Return the listing below verbatim. Pictures do not belong in the copy.
"""
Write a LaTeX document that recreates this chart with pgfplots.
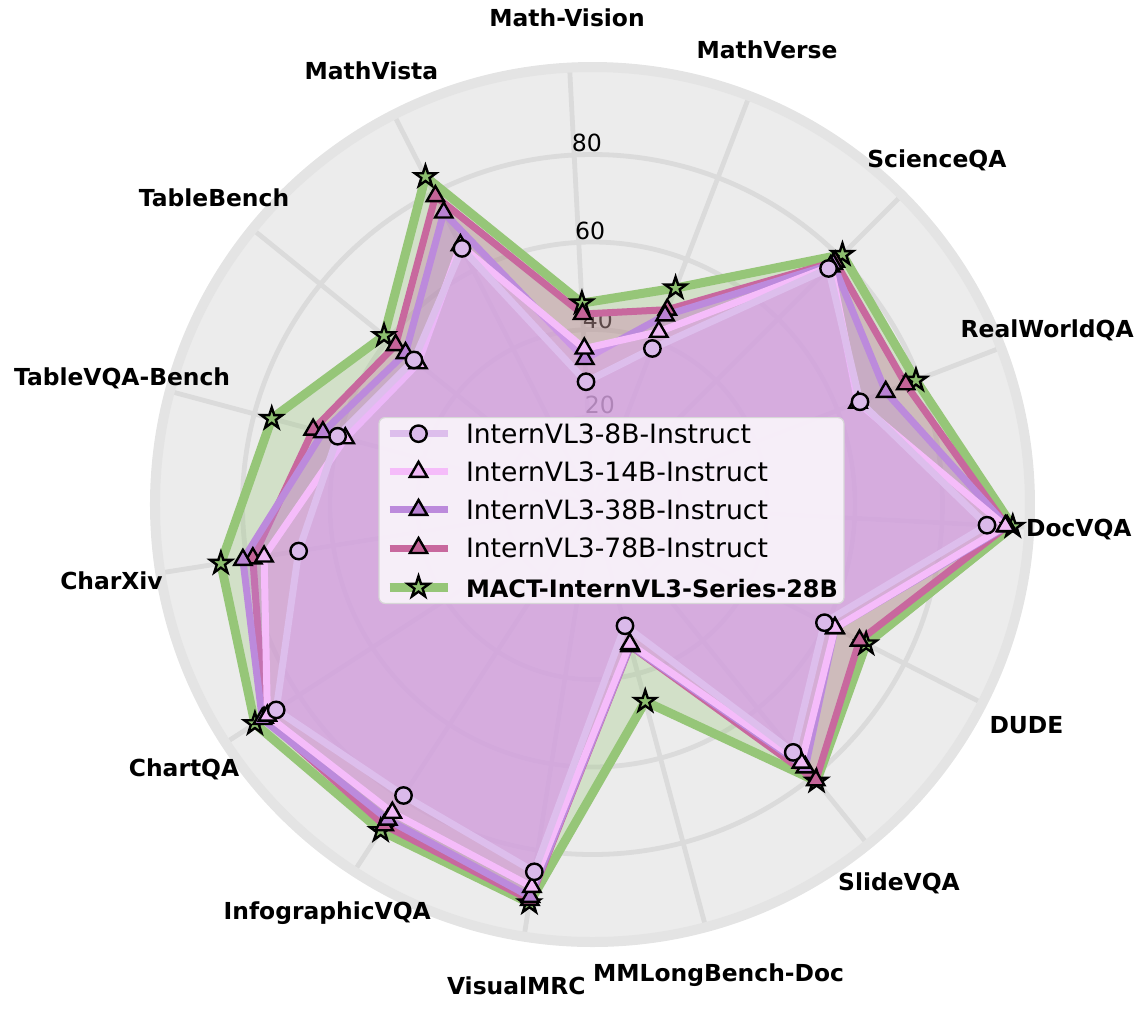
\documentclass[border=0pt]{standalone}
\usepackage{pgfplots}
\pgfplotsset{compat=1.18}
\usepgfplotslibrary{polar}
\usepackage{fontspec}
\setmainfont{DejaVu Sans}

\definecolor{bggray}{RGB}{236,236,236}
\definecolor{gridgray}{RGB}{219,219,219}
\definecolor{ringgray}{RGB}{228,228,228}
\definecolor{legbord}{RGB}{215,215,215}
% line / marker / fill colours
\definecolor{cA}{RGB}{221,190,236}\definecolor{cAm}{RGB}{218,186,234}\definecolor{cAf}{RGB}{218,172,246}
\definecolor{cB}{RGB}{245,188,250}\definecolor{cBm}{RGB}{240,185,245}\definecolor{cBf}{RGB}{244,178,255}
\definecolor{cC}{RGB}{188,138,220}\definecolor{cCm}{RGB}{185,130,212}
\definecolor{cD}{RGB}{200,104,158}\definecolor{cDm}{RGB}{196,100,152}
\definecolor{cE}{RGB}{150,198,120}\definecolor{cEm}{RGB}{140,190,110}

\newcommand{\labfont}{\fontsize{11.7}{14}\selectfont\bfseries}
\newcommand{\tickfont}{\fontsize{11.8}{14}\selectfont}

% filled five-pointed star
\pgfdeclareplotmark{fstar}{%
  \pgfpathmoveto{\pgfpointpolar{90}{\pgfplotmarksize}}%
  \pgfpathlineto{\pgfpointpolar{126}{0.382\pgfplotmarksize}}%
  \pgfpathlineto{\pgfpointpolar{162}{\pgfplotmarksize}}%
  \pgfpathlineto{\pgfpointpolar{198}{0.382\pgfplotmarksize}}%
  \pgfpathlineto{\pgfpointpolar{234}{\pgfplotmarksize}}%
  \pgfpathlineto{\pgfpointpolar{270}{0.382\pgfplotmarksize}}%
  \pgfpathlineto{\pgfpointpolar{306}{\pgfplotmarksize}}%
  \pgfpathlineto{\pgfpointpolar{342}{0.382\pgfplotmarksize}}%
  \pgfpathlineto{\pgfpointpolar{18}{\pgfplotmarksize}}%
  \pgfpathlineto{\pgfpointpolar{54}{0.382\pgfplotmarksize}}%
  \pgfpathclose
  \pgfusepathqfillstroke}

\tikzset{mk/.style={solid, draw=black, line width=1.2pt, fill opacity=1, draw opacity=1, line join=miter, fill=#1}}
\pgfplotsset{
  radar/.style={line width=3.5pt, line join=round, fill opacity=0.3, draw opacity=1,
    mark indices={1,2,3,4,5,6,7,8,9,10,11,12,13,14,15}},
}

\begin{document}
\begin{tikzpicture}
\fill[bggray] (0,0) circle (218.75pt);
\begin{polaraxis}[
  at={(0,0)}, anchor=center,
  width=437.5pt, height=437.5pt, scale only axis,
  xmin=0, xmax=360, ymin=0, ymax=100,
  xtick={21,45,...,357}, ytick={20,40,60,80},
  xticklabels={}, yticklabels={},
  major tick length=0pt,
  xmajorgrids, ymajorgrids,
  grid style={line width=2.4pt, gridgray},
  x axis line style={line width=5pt, ringgray},
  y axis line style={draw=none},
  clip=false,
  reverse legend,
  legend cell align=left,
  legend image code/.code={\draw[mark indices={2}] plot coordinates {(0pt,0pt) (14.5pt,0pt) (29pt,0pt)};},
  legend style={at={(0.5,0.5)}, anchor=center, xshift=9.5pt, yshift=-3pt,
    font=\fontsize{13.3}{15.8}\selectfont, draw=legbord, line width=0.6pt,
    fill=white, fill opacity=0.8, draw opacity=1, text opacity=1,
    rounded corners=3pt, inner xsep=3pt, inner ysep=3.2pt, row sep=9.2pt,
    nodes={inner sep=0pt, text height=9.7pt, text depth=0pt},
    /tikz/every odd column/.append style={column sep=7pt}},
]
% radial tick labels (under the data)
\node[font=\tickfont] at (axis cs:90.87,82.6) {80};
\node[font=\tickfont] at (axis cs:90.5,62.5) {60};
\node[font=\tickfont] at (axis cs:88.3,42.2) {40};
\node[font=\tickfont] at (axis cs:85.7,22.8) {20};

% angle: DocVQA 357, RealWorldQA 21, ScienceQA 45, MathVerse 69, Math-Vision 93,
% MathVista 117, TableBench 141, TableVQA-Bench 165, CharXiv 189, ChartQA 213,
% InfographicVQA 237, VisualMRC 261, MMLongBench-Doc 285, SlideVQA 309, DUDE 333
\addplot[radar, line width=4.5pt, draw=cE, fill=cE, mark=fstar, mark size=5.6pt, mark options={mk=cEm}]
  coordinates {(357,96.2) (21,79.2) (45,80.8) (69,53.0) (93,46.1) (117,84.1) (141,61.3)
  (165,75.9) (189,86.0) (213,92.0) (237,88.9) (261,92.2) (285,46.6) (309,81.4) (333,70.2) (357,96.2)};
\addlegendentry{\fontsize{12}{14}\selectfont\bfseries MACT-InternVL3-Series-28B\hspace{5pt}}

\addplot[radar, draw=cD, fill=cD, mark=triangle*, mark size=5pt, mark options={mk=cDm}]
  coordinates {(357,94.9) (21,76.7) (45,78.5) (69,47.7) (93,43.6) (117,79.1) (141,57.9)
  (165,66.1) (189,78.6) (213,89.5) (237,87.4) (261,91.5) (285,33.5) (309,81.1) (333,68.5) (357,94.9)};
\addlegendentry{InternVL3-78B-Instruct}

\addplot[radar, draw=cC, fill=cC, mark=triangle*, mark size=5pt, mark options={mk=cCm}]
  coordinates {(357,94.9) (21,71.8) (45,77.8) (69,46.3) (93,33.3) (117,74.9) (141,55.0)
  (165,63.8) (189,80.9) (213,90.0) (237,85.9) (261,90.8) (285,33.4) (309,77.3) (333,62.2) (357,94.9)};
\addlegendentry{InternVL3-38B-Instruct}

\addplot[radar, draw=cB, fill=cBf, mark=triangle*, mark size=5pt, mark options={mk=cBm}]
  coordinates {(357,94.5) (21,65.0) (45,77.0) (69,42.3) (93,35.7) (117,66.5) (141,51.3)
  (165,58.5) (189,76.0) (213,88.6) (237,84.0) (261,88.5) (285,33.0) (309,75.9) (333,62.2) (357,94.5)};
\addlegendentry{InternVL3-14B-Instruct}

\addplot[radar, draw=cA, fill=cAf, mark=*, mark size=4.1pt, mark options={mk=cAm}]
  coordinates {(357,90.3) (21,65.5) (45,76.3) (69,38.2) (93,28.1) (117,65.7) (141,52.5)
  (165,60.3) (189,68.0) (213,86.2) (237,79.3) (261,85.0) (285,28.7) (309,72.9) (333,59.5) (357,90.3)};
\addlegendentry{InternVL3-8B-Instruct}
\end{polaraxis}

% category labels
\begin{scope}[every node/.style={font=\labfont}]
\node at (357:243.5pt) {DocVQA};
\node at (21:243.5pt) {RealWorldQA};
\node at (45:243.5pt) {ScienceQA};
\node at (69:243.5pt) {MathVerse};
\node at (93:243.5pt) {Math-Vision};
\node at (117:243.5pt) {MathVista};
\node at (141:243.5pt) {TableBench};
\node at (165:243.5pt) {TableVQA-Bench};
\node at (189:243.5pt) {CharXiv};
\node at (213:243.5pt) {ChartQA};
\node at (237:243.5pt) {InfographicVQA};
\node at (261:243.5pt) {VisualMRC};
\node at (285:243.5pt) {MMLongBench-Doc};
\node at (309:243.5pt) {SlideVQA};
\node at (333:243.5pt) {DUDE};
\end{scope}

\pgfresetboundingbox
\path[use as bounding box] (-296.25pt,-252.25pt) rectangle (274.75pt,252.25pt);
\end{tikzpicture}
\end{document}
"""
» COMPLETED EXERCISE:
Write a LaTeX document that recreates this chart with pgfplots.
\documentclass[border=0pt]{standalone}
\usepackage{pgfplots}
\pgfplotsset{compat=1.18}
\usepgfplotslibrary{polar}
\usepackage{fontspec}
\setmainfont{DejaVu Sans}

\definecolor{bggray}{RGB}{236,236,236}
\definecolor{gridgray}{RGB}{219,219,219}
\definecolor{ringgray}{RGB}{228,228,228}
\definecolor{legbord}{RGB}{215,215,215}
% line / marker / fill colours
\definecolor{cA}{RGB}{221,190,236}\definecolor{cAm}{RGB}{218,186,234}\definecolor{cAf}{RGB}{218,172,246}
\definecolor{cB}{RGB}{245,188,250}\definecolor{cBm}{RGB}{240,185,245}\definecolor{cBf}{RGB}{244,178,255}
\definecolor{cC}{RGB}{188,138,220}\definecolor{cCm}{RGB}{185,130,212}
\definecolor{cD}{RGB}{200,104,158}\definecolor{cDm}{RGB}{196,100,152}
\definecolor{cE}{RGB}{150,198,120}\definecolor{cEm}{RGB}{140,190,110}

\newcommand{\labfont}{\fontsize{11.7}{14}\selectfont\bfseries}
\newcommand{\tickfont}{\fontsize{11.8}{14}\selectfont}

% filled five-pointed star
\pgfdeclareplotmark{fstar}{%
  \pgfpathmoveto{\pgfpointpolar{90}{\pgfplotmarksize}}%
  \pgfpathlineto{\pgfpointpolar{126}{0.382\pgfplotmarksize}}%
  \pgfpathlineto{\pgfpointpolar{162}{\pgfplotmarksize}}%
  \pgfpathlineto{\pgfpointpolar{198}{0.382\pgfplotmarksize}}%
  \pgfpathlineto{\pgfpointpolar{234}{\pgfplotmarksize}}%
  \pgfpathlineto{\pgfpointpolar{270}{0.382\pgfplotmarksize}}%
  \pgfpathlineto{\pgfpointpolar{306}{\pgfplotmarksize}}%
  \pgfpathlineto{\pgfpointpolar{342}{0.382\pgfplotmarksize}}%
  \pgfpathlineto{\pgfpointpolar{18}{\pgfplotmarksize}}%
  \pgfpathlineto{\pgfpointpolar{54}{0.382\pgfplotmarksize}}%
  \pgfpathclose
  \pgfusepathqfillstroke}

\tikzset{mk/.style={solid, draw=black, line width=1.2pt, fill opacity=1, draw opacity=1, line join=miter, fill=#1}}
\pgfplotsset{
  radar/.style={line width=3.5pt, line join=round, fill opacity=0.3, draw opacity=1,
    mark indices={1,2,3,4,5,6,7,8,9,10,11,12,13,14,15}},
}

\begin{document}
\begin{tikzpicture}
\fill[bggray] (0,0) circle (218.75pt);
\begin{polaraxis}[
  at={(0,0)}, anchor=center,
  width=437.5pt, height=437.5pt, scale only axis,
  xmin=0, xmax=360, ymin=0, ymax=100,
  xtick={21,45,...,357}, ytick={20,40,60,80},
  xticklabels={}, yticklabels={},
  major tick length=0pt,
  xmajorgrids, ymajorgrids,
  grid style={line width=2.4pt, gridgray},
  x axis line style={line width=5pt, ringgray},
  y axis line style={draw=none},
  clip=false,
  reverse legend,
  legend cell align=left,
  legend image code/.code={\draw[mark indices={2}] plot coordinates {(0pt,0pt) (14.5pt,0pt) (29pt,0pt)};},
  legend style={at={(0.5,0.5)}, anchor=center, xshift=9.5pt, yshift=-3pt,
    font=\fontsize{13.3}{15.8}\selectfont, draw=legbord, line width=0.6pt,
    fill=white, fill opacity=0.8, draw opacity=1, text opacity=1,
    rounded corners=3pt, inner xsep=3pt, inner ysep=3.2pt, row sep=9.2pt,
    nodes={inner sep=0pt, text height=9.7pt, text depth=0pt},
    /tikz/every odd column/.append style={column sep=7pt}},
]
% radial tick labels (under the data)
\node[font=\tickfont] at (axis cs:90.87,82.6) {80};
\node[font=\tickfont] at (axis cs:90.5,62.5) {60};
\node[font=\tickfont] at (axis cs:88.3,42.2) {40};
\node[font=\tickfont] at (axis cs:85.7,22.8) {20};

% angle: DocVQA 357, RealWorldQA 21, ScienceQA 45, MathVerse 69, Math-Vision 93,
% MathVista 117, TableBench 141, TableVQA-Bench 165, CharXiv 189, ChartQA 213,
% InfographicVQA 237, VisualMRC 261, MMLongBench-Doc 285, SlideVQA 309, DUDE 333
\addplot[radar, line width=4.5pt, draw=cE, fill=cE, mark=fstar, mark size=5.6pt, mark options={mk=cEm}]
  coordinates {(357,96.2) (21,79.2) (45,80.8) (69,53.0) (93,46.1) (117,84.1) (141,61.3)
  (165,75.9) (189,86.0) (213,92.0) (237,88.9) (261,92.2) (285,46.6) (309,81.4) (333,70.2) (357,96.2)};
\addlegendentry{\fontsize{12}{14}\selectfont\bfseries MACT-InternVL3-Series-28B\hspace{5pt}}

\addplot[radar, draw=cD, fill=cD, mark=triangle*, mark size=5pt, mark options={mk=cDm}]
  coordinates {(357,94.9) (21,76.7) (45,78.5) (69,47.7) (93,43.6) (117,79.1) (141,57.9)
  (165,66.1) (189,78.6) (213,89.5) (237,87.4) (261,91.5) (285,33.5) (309,81.1) (333,68.5) (357,94.9)};
\addlegendentry{InternVL3-78B-Instruct}

\addplot[radar, draw=cC, fill=cC, mark=triangle*, mark size=5pt, mark options={mk=cCm}]
  coordinates {(357,94.9) (21,71.8) (45,77.8) (69,46.3) (93,33.3) (117,74.9) (141,55.0)
  (165,63.8) (189,80.9) (213,90.0) (237,85.9) (261,90.8) (285,33.4) (309,77.3) (333,62.2) (357,94.9)};
\addlegendentry{InternVL3-38B-Instruct}

\addplot[radar, draw=cB, fill=cBf, mark=triangle*, mark size=5pt, mark options={mk=cBm}]
  coordinates {(357,94.5) (21,65.0) (45,77.0) (69,42.3) (93,35.7) (117,66.5) (141,51.3)
  (165,58.5) (189,76.0) (213,88.6) (237,84.0) (261,88.5) (285,33.0) (309,75.9) (333,62.2) (357,94.5)};
\addlegendentry{InternVL3-14B-Instruct}

\addplot[radar, draw=cA, fill=cAf, mark=*, mark size=4.1pt, mark options={mk=cAm}]
  coordinates {(357,90.3) (21,65.5) (45,76.3) (69,38.2) (93,28.1) (117,65.7) (141,52.5)
  (165,60.3) (189,68.0) (213,86.2) (237,79.3) (261,85.0) (285,28.7) (309,72.9) (333,59.5) (357,90.3)};
\addlegendentry{InternVL3-8B-Instruct}
\end{polaraxis}

% category labels
\begin{scope}[every node/.style={font=\labfont}]
\node at (357:243.5pt) {DocVQA};
\node at (21:243.5pt) {RealWorldQA};
\node at (45:243.5pt) {ScienceQA};
\node at (69:243.5pt) {MathVerse};
\node at (93:243.5pt) {Math-Vision};
\node at (117:243.5pt) {MathVista};
\node at (141:243.5pt) {TableBench};
\node at (165:243.5pt) {TableVQA-Bench};
\node at (189:243.5pt) {CharXiv};
\node at (213:243.5pt) {ChartQA};
\node at (237:243.5pt) {InfographicVQA};
\node at (261:243.5pt) {VisualMRC};
\node at (285:243.5pt) {MMLongBench-Doc};
\node at (309:243.5pt) {SlideVQA};
\node at (333:243.5pt) {DUDE};
\end{scope}

\pgfresetboundingbox
\path[use as bounding box] (-296.25pt,-252.25pt) rectangle (274.75pt,252.25pt);
\end{tikzpicture}
\end{document}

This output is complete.